(WHAT IS REQUIRED): Include the line containing "Chart.register(...registerables);" and all lines before it, repeated exactly from the listing below, without pictures.
-- Start MATERIAL --
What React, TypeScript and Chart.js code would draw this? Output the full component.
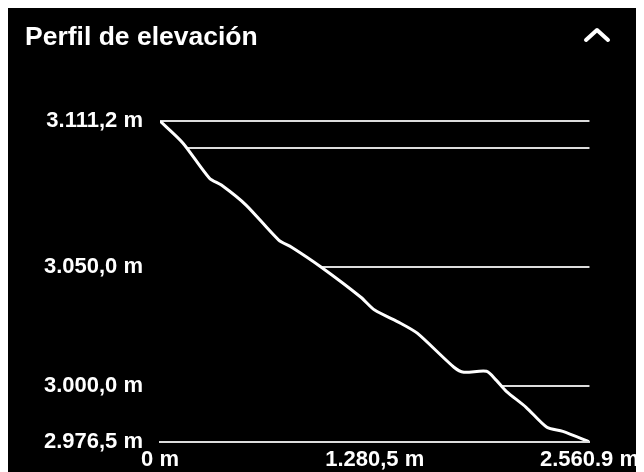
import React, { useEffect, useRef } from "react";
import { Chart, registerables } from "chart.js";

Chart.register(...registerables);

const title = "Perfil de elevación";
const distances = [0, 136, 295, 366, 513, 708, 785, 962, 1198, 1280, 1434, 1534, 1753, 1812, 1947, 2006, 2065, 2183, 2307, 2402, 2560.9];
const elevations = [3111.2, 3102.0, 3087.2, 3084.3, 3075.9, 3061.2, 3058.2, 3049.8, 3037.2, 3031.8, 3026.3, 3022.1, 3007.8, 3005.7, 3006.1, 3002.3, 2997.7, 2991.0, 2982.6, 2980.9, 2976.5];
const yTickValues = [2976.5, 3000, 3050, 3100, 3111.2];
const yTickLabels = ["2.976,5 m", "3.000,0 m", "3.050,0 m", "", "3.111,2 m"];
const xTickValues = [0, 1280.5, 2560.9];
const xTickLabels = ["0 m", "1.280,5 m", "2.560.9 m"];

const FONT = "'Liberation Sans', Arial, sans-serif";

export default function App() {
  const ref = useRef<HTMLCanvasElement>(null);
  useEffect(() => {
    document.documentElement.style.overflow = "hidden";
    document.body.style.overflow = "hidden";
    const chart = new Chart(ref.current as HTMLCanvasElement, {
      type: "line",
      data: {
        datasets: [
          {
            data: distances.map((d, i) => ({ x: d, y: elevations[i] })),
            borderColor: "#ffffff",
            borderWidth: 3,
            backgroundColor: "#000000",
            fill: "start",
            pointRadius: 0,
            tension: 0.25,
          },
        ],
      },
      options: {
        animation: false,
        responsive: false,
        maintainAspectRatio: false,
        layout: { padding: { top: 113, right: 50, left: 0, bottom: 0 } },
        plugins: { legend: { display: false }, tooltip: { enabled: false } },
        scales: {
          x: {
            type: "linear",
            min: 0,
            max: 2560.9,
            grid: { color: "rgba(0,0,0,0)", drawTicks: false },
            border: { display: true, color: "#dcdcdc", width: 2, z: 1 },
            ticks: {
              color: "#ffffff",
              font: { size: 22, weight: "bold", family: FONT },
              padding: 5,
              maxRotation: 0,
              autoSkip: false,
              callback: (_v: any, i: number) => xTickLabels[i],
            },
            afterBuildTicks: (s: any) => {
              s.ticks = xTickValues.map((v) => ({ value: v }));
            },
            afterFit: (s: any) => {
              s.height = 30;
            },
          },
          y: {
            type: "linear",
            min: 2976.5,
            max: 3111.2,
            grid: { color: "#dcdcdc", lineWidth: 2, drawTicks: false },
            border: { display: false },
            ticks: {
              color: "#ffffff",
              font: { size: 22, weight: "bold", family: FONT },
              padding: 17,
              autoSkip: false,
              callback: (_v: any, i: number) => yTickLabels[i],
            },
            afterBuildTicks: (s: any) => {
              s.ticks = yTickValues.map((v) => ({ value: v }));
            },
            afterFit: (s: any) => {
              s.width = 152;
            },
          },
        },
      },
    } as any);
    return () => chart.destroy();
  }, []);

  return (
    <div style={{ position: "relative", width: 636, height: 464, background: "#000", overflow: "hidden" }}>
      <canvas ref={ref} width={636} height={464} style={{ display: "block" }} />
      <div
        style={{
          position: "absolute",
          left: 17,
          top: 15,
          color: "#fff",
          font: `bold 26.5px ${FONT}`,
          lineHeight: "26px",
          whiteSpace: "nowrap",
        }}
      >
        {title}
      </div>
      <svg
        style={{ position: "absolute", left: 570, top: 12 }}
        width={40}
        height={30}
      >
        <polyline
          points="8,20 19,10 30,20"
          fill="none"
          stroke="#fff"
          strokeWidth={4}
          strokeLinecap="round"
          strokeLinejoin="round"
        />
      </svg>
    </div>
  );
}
-- End MATERIAL --
(FINISHED TASK):
What React, TypeScript and Chart.js code would draw this? Output the full component.
import React, { useEffect, useRef } from "react";
import { Chart, registerables } from "chart.js";

Chart.register(...registerables);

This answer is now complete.